## Input material
----------------------------------------

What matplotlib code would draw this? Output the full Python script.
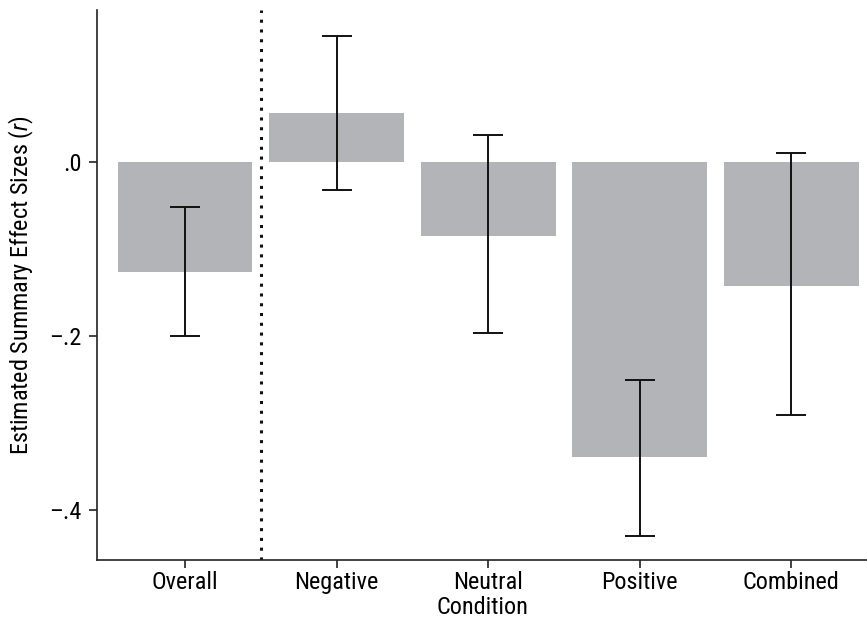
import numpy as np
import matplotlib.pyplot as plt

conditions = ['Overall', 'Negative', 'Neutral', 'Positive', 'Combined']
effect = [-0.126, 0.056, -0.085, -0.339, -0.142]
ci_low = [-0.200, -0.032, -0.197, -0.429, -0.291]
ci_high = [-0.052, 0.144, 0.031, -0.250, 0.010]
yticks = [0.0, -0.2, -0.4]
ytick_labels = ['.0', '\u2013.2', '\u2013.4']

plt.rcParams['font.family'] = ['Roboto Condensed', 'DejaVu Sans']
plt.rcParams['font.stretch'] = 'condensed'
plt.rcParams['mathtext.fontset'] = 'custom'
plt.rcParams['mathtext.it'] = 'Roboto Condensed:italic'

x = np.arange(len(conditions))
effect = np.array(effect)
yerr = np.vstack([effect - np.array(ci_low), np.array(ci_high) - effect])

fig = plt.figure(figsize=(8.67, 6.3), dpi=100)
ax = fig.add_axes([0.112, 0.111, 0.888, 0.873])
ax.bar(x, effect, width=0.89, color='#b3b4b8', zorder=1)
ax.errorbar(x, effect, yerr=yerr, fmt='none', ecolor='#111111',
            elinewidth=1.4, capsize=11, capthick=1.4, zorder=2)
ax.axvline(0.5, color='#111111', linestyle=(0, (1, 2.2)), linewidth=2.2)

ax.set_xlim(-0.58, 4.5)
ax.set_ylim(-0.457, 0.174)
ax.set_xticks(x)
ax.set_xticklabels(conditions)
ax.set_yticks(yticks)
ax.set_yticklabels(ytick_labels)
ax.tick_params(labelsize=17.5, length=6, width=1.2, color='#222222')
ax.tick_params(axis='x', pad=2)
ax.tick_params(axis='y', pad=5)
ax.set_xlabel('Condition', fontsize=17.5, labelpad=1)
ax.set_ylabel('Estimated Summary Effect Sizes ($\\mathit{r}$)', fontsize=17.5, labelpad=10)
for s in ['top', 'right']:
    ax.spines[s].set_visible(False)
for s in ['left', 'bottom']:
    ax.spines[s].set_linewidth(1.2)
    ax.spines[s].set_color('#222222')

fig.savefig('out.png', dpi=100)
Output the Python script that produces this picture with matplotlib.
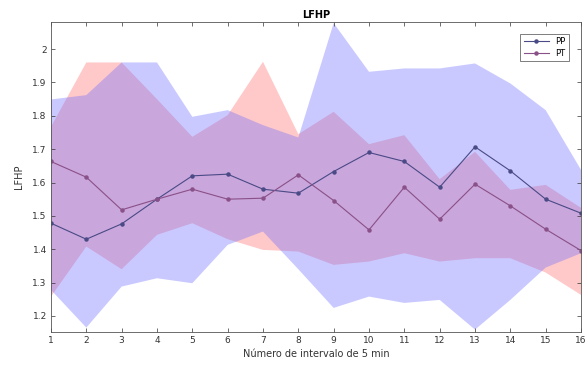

----------------------------------------

## Problem to solve
Omit the pictures, and quote the material above exactly as given.

## Final result
What matplotlib code would draw this? Output the full Python script.
import numpy as np
import matplotlib.pyplot as plt

conditions = ['Overall', 'Negative', 'Neutral', 'Positive', 'Combined']
effect = [-0.126, 0.056, -0.085, -0.339, -0.142]
ci_low = [-0.200, -0.032, -0.197, -0.429, -0.291]
ci_high = [-0.052, 0.144, 0.031, -0.250, 0.010]
yticks = [0.0, -0.2, -0.4]
ytick_labels = ['.0', '\u2013.2', '\u2013.4']

plt.rcParams['font.family'] = ['Roboto Condensed', 'DejaVu Sans']
plt.rcParams['font.stretch'] = 'condensed'
plt.rcParams['mathtext.fontset'] = 'custom'
plt.rcParams['mathtext.it'] = 'Roboto Condensed:italic'

x = np.arange(len(conditions))
effect = np.array(effect)
yerr = np.vstack([effect - np.array(ci_low), np.array(ci_high) - effect])

fig = plt.figure(figsize=(8.67, 6.3), dpi=100)
ax = fig.add_axes([0.112, 0.111, 0.888, 0.873])
ax.bar(x, effect, width=0.89, color='#b3b4b8', zorder=1)
ax.errorbar(x, effect, yerr=yerr, fmt='none', ecolor='#111111',
            elinewidth=1.4, capsize=11, capthick=1.4, zorder=2)
ax.axvline(0.5, color='#111111', linestyle=(0, (1, 2.2)), linewidth=2.2)

ax.set_xlim(-0.58, 4.5)
ax.set_ylim(-0.457, 0.174)
ax.set_xticks(x)
ax.set_xticklabels(conditions)
ax.set_yticks(yticks)
ax.set_yticklabels(ytick_labels)
ax.tick_params(labelsize=17.5, length=6, width=1.2, color='#222222')
ax.tick_params(axis='x', pad=2)
ax.tick_params(axis='y', pad=5)
ax.set_xlabel('Condition', fontsize=17.5, labelpad=1)
ax.set_ylabel('Estimated Summary Effect Sizes ($\\mathit{r}$)', fontsize=17.5, labelpad=10)
for s in ['top', 'right']:
    ax.spines[s].set_visible(False)
for s in ['left', 'bottom']:
    ax.spines[s].set_linewidth(1.2)
    ax.spines[s].set_color('#222222')

fig.savefig('out.png', dpi=100)
Output the Python script that produces this picture with matplotlib.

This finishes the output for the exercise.